Das Wichtigste in Kürze
- Die documenta 14 in Athen wurde im Vorfeld kontrovers diskutiert . Es wurde gemutmasst, dass sich die Kunst an der Krise Griechenlands berauschen würde.
- Die Schau beweist nun, dass ihr Konzept funktioniert. Sie ist politisch engagiert und etabliert Kunst als mächtigen Gegenpol zu Ökonomie und Politik .
- Die Kuratoren sind überzeugt, dass Kunst Räume öffnet, in denen sich die Gesellschaft neu begegnen kann .
Mit Kunst die Welt zu verstehen, das gehört zur DNA der documenta. Seit 1955 analysiert die Weltkunstschau den Zustand der Welt und reflektiert gleichzeitig die Rolle der Kunst in der Gesellschaft. Die diesjährige Ausgabe etabliert Kunst nicht ganz uneigennützig als mächtigen Gegenpol zu Ökonomie und Politik.
Der Entscheid des Kurators Adam Szymczyk, die documenta 14 nicht nur in Kassel, sondern zuerst in Athen abzuhalten, wurde im Vorfeld kontrovers diskutiert. Von Krisentourismus war die Rede, von imperialer Kulturpolitik, weil deutsches Geld ausgerechnet in Griechenland Kunst ermöglichen soll. Gemutmasst wurde auch, dass sich an dieser documenta Kunst an der Krise Griechenlands und der EU berauschen und bloss wichtigmachen würde.
Gratis essen und leerstehende Häuser
Nun wurde der Athener Teil der Weltkunstausstellung eröffnet und die Schau beweist allen voreiligen Kritiken zum Trotz, dass Szymczyks Konzept funktioniert. Rund 160 Künstlerinnen und Künstler nehmen Teil und zeigen ihre Werke an über 40 Veranstaltungsorten, die in der ganzen Stadt verteilt sind.
Darunter ist Rasheed Araeens Restaurant unter freiem Himmel auf dem Kotzia-Platz, wo zweimal täglich gratis gegessen werden kann. Oder Maria Eichhorns Projekt gegen die Immobilienspekulation mit leerstehenden Häusern in Athen. Weil viele Eigentümer die Eigentumssteuern nicht mehr zahlen können, profitieren Spekulanten von der Krise. Die deutsche Künstlerin schlägt vor, leerstehende Häuser als «un-owned property» vom Markt zu nehmen.
Die Kunst der documenta 14 macht also vor, wie politische Selbstverantwortung geht: sich zum Beispiel bei einem gemeinsamen Essen austauschen und über Krisen diskutieren, um dann gemeinsam etwas gegen Missstände zu tun.
Politische Botschaften
Das politische Engagement ist auch in Werken spürbar, die ganz klassischen Kunstgattungen zuzurechnen sind. Der kurdische Künstler Hiwa K zeigt zum Beispiel seine Skulptur «one room apartment», bestehend aus einer Betontreppe, die auf eine kleine Plattform mit freistehendem Bett führt.

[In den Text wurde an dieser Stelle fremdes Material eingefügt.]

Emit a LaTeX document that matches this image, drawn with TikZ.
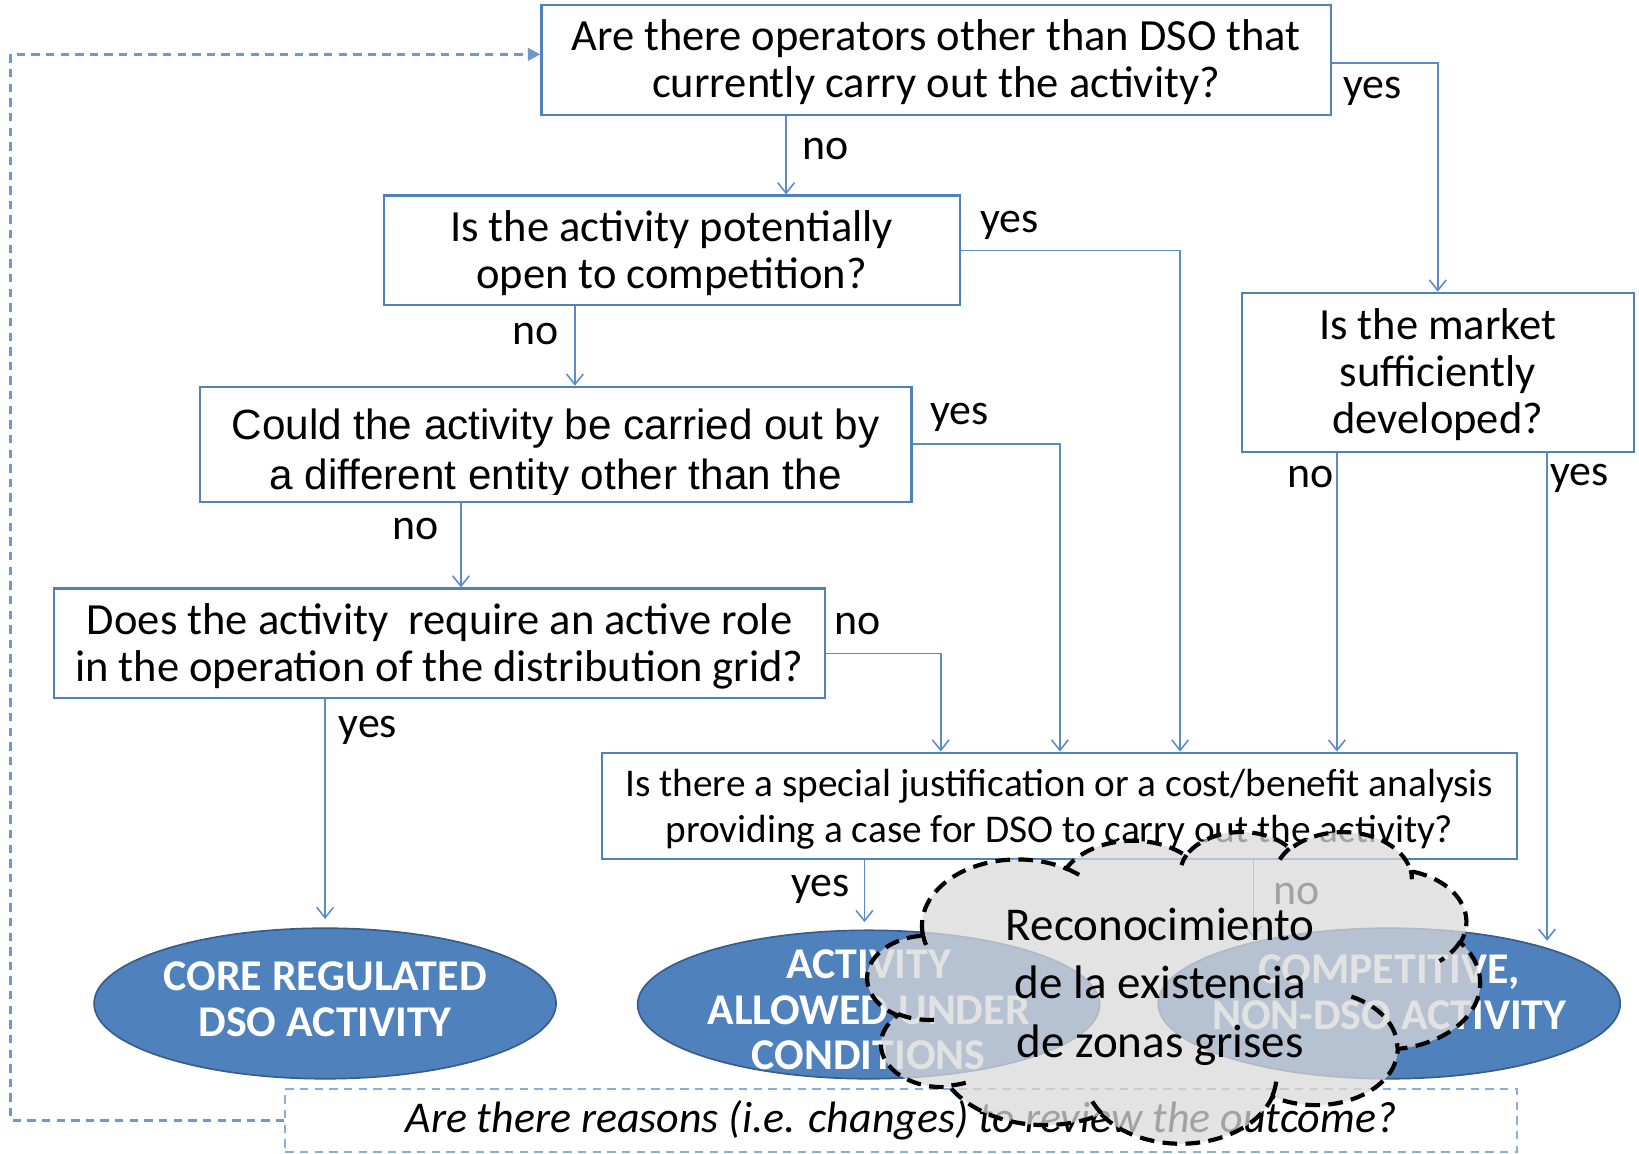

Das kann ebenso als Kritik am Verlust der Privatsphäre gelesen werden, wie als Sinnbild für die Isolation, in der sich viele Migrantinnen befinden. Gleichzeitig erinnert die Skulptur an die vielen angefangenen und in der Krise nicht fertig gebauten Häuser, die in Athen zu entdecken sind.
Der kongolesische Maler Tshibumba Kanda-Matulu malt im Stil populärer Volkskunst farbenfrohe Bilder. Das wirkt naiv, aber nur auf den ersten Blick. Denn Kanda-Matulu hält die Schlüsselmomente der langen kongolesischen Kolonialgeschichte fest – so wie sie wohl im kollektiven kongolesischen Gedächtnis erinnert werden.
Weder zynisch noch naiv
Die Kunst hat etwas zu sagen zu den Krisen der Welt. Ja, manchmal wirkt die Kunst auf dieser documenta 14 in Athen fast etwas geschwätzig, weil so viele Krisen berücksichtigt werden müssen.
Alles, was schief geht, ist Thema für die documenta, würde ein Zyniker sagen. Und der naive Optimist würde wohl jubelnd die Hände in die Luft werfen, ob der Sensibilität für Unterdrückte aller Art.
Der documenta-Kurator Adam Szymczyk und seine Mitarbeiterinnen sind keins von beidem. Sie sind der Überzeugung, dass Kunst als Alternative zu Politik und Ökonomie einen Raum öffnet, in dem sich die Gesellschaft neu begegnen kann.
Um sich darüber auszutauschen, was wichtig ist oder was denn nun gilt. Denn wie Sokrates schon sagte: Am Anfang aller Erkenntnis steht das Eingeständnis der eigenen Unkenntnis.